## Stated exercise:
Return only the lines from the top of the data down to the one that holds "from matplotlib.ticker import MultipleLocator", both included, without any pictures.

## Data shown:
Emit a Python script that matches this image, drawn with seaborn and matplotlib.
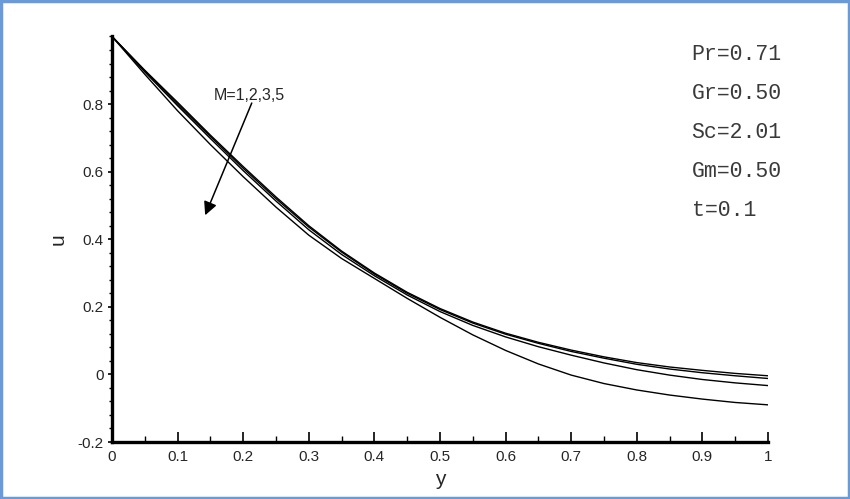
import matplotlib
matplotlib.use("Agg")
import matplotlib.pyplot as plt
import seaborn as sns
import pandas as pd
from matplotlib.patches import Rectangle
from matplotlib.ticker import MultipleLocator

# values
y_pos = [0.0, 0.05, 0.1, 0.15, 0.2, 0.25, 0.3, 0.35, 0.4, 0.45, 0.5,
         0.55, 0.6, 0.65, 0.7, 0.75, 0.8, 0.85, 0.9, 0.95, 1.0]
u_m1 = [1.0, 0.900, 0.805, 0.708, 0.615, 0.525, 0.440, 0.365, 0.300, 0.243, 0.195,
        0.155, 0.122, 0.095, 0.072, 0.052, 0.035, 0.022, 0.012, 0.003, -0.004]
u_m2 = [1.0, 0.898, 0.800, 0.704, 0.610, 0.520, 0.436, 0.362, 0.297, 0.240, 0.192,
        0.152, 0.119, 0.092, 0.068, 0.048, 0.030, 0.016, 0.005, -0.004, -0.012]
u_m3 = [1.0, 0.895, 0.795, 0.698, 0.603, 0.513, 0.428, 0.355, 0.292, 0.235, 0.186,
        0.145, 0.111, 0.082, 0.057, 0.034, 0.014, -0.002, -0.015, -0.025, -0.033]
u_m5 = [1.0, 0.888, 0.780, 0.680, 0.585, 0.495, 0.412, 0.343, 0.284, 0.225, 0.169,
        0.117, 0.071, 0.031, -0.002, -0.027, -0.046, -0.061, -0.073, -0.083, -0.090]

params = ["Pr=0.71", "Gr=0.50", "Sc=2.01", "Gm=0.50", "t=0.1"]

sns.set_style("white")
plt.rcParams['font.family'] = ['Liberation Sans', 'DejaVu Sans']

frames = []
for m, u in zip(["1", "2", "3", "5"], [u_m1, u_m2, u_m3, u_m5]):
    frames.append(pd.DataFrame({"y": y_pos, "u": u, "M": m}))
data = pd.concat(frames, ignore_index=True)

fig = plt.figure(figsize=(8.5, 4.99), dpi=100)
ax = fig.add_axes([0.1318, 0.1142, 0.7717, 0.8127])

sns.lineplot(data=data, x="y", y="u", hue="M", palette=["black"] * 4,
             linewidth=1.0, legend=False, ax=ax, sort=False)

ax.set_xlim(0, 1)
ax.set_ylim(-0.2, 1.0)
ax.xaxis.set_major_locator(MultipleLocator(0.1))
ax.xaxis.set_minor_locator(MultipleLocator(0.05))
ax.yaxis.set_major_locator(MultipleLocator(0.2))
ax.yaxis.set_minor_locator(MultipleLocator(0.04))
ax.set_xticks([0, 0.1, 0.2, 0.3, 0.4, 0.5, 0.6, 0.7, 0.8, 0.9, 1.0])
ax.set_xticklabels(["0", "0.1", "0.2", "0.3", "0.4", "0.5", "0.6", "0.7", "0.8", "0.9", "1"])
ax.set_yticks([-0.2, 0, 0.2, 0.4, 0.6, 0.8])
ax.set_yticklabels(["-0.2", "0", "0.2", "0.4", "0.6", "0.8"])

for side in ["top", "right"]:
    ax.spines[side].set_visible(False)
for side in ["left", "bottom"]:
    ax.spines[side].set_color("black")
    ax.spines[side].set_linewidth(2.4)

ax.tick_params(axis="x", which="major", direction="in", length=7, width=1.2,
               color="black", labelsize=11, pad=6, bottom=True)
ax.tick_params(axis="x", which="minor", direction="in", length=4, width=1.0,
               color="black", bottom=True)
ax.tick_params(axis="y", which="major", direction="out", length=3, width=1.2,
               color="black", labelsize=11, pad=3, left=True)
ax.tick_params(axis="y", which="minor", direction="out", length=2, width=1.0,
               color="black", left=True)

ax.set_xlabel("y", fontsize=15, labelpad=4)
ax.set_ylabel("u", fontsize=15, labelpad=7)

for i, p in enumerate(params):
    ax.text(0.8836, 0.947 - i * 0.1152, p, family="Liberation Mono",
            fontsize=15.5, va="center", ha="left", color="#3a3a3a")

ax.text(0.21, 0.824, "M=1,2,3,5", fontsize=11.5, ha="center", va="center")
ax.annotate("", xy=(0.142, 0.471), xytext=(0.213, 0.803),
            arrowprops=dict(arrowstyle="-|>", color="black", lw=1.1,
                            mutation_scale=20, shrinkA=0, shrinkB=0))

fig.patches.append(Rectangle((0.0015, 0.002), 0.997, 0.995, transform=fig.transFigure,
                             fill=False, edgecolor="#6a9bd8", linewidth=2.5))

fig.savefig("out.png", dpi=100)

## Solution to this task:
Emit a Python script that matches this image, drawn with seaborn and matplotlib.
import matplotlib
matplotlib.use("Agg")
import matplotlib.pyplot as plt
import seaborn as sns
import pandas as pd
from matplotlib.patches import Rectangle
from matplotlib.ticker import MultipleLocator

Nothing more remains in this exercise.